Devotees who have paid attention may know the history of the major dynasties of the Seven Kingdoms and which figures have already been spoken about as ancestors of the characters introduced on Game of Thrones. Less obsessive viewers will likely recognize surnames like Targaryen and Baratheon, and certainly those legendary dragons. This prequel makes sure to separate itself only in time, introduced via a narrator and a title card that sets it 172 years before the birth of Daenerys Targaryen but distinctly within the same universe.
Just as was true with the original series, it will take time to acclimate to the dense multitude of characters with long, complicated names and constantly-challenging allegiances to their relatives, friends, and enemies. The Targaryen clan are just as starkly white-haired as Daenerys and her brother were when they first debuted, and this series’ central premise is the line of succession to the throne following the reign of King Viserys (Paddy Considine), with his brother Prince Daemon (Matt Smith) believing himself to be worthy, while many in the kingdom question the possibility of Viserys, who has no sons, passing his rule to his eldest daughter, Princess Rhaenyra (Milly Alcock).
While the pilot is missing the original show’s signature opening titles scene, which famously and impressively changed every episode, it does feature the same strong musical score. The world looks slightly different and it feels as if this is a different time – which it is – but the violence and depravity remain the same. One scene finds an enlightened pair discussing whether the impending birth of a new heir to the throne should be celebrated with bloodlust and death or whether a new tradition should be established to guide the next generation on another path. To spoil the outcome of that conversation: few people want to put away their swords and there are many brutal deaths in just the first episode alone.

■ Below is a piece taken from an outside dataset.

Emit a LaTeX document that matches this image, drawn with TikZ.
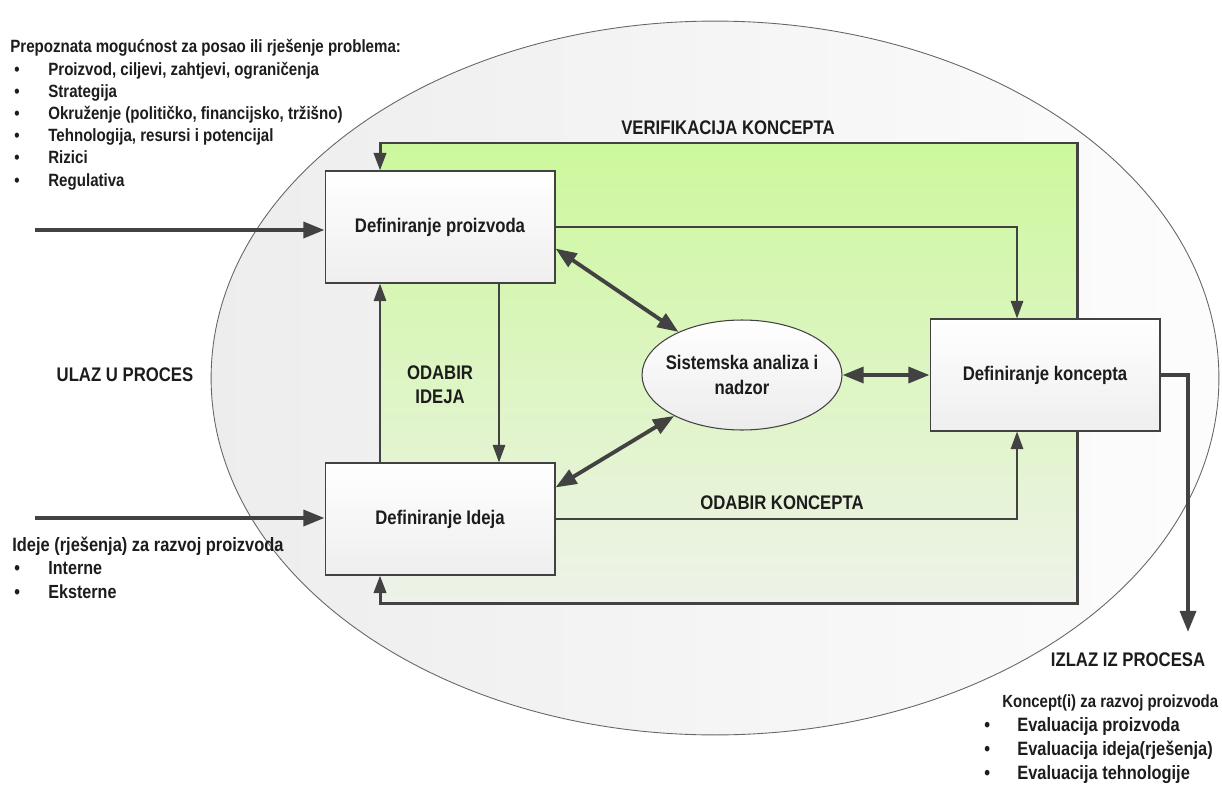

Having this new series take place so much before the first means that fans won’t get to see their favorite characters again since a life that long is not one of the qualities that the original characters possess, no matter how many times they may have been reincarnated. Yet it makes sense that HBO would want to keep serving an audience hungry for an effects-heavy, immersive world, one populated by different specific characters but the same overarching story of a constant conflict among those who believe they should have dominion over the rest and seek to overthrow whoever it is who may be in power.
This cast is extremely large, so there will surely be standouts who didn’t have speaking parts in the pilot or may not even have appeared yet as this show continues airing its weekly episodes. Considine is a competent leader, and beside him, Smith chews scenery as his scheming brother and Alcock impresses as his daughter with ideas of her own about the life she wants to live. Other highlights from the ensemble include Rhys Ifans as Otto Hightower, the Hand of the King, and Emily Carey as his daughter Alicent. They serve as the primary figureheads for this show’s new mythology, one that delivers enough familiar content mixed with a new narrative that seems solidly engaging.
New episodes of House of the Dragon premiere Sundays at 9pm on HBO.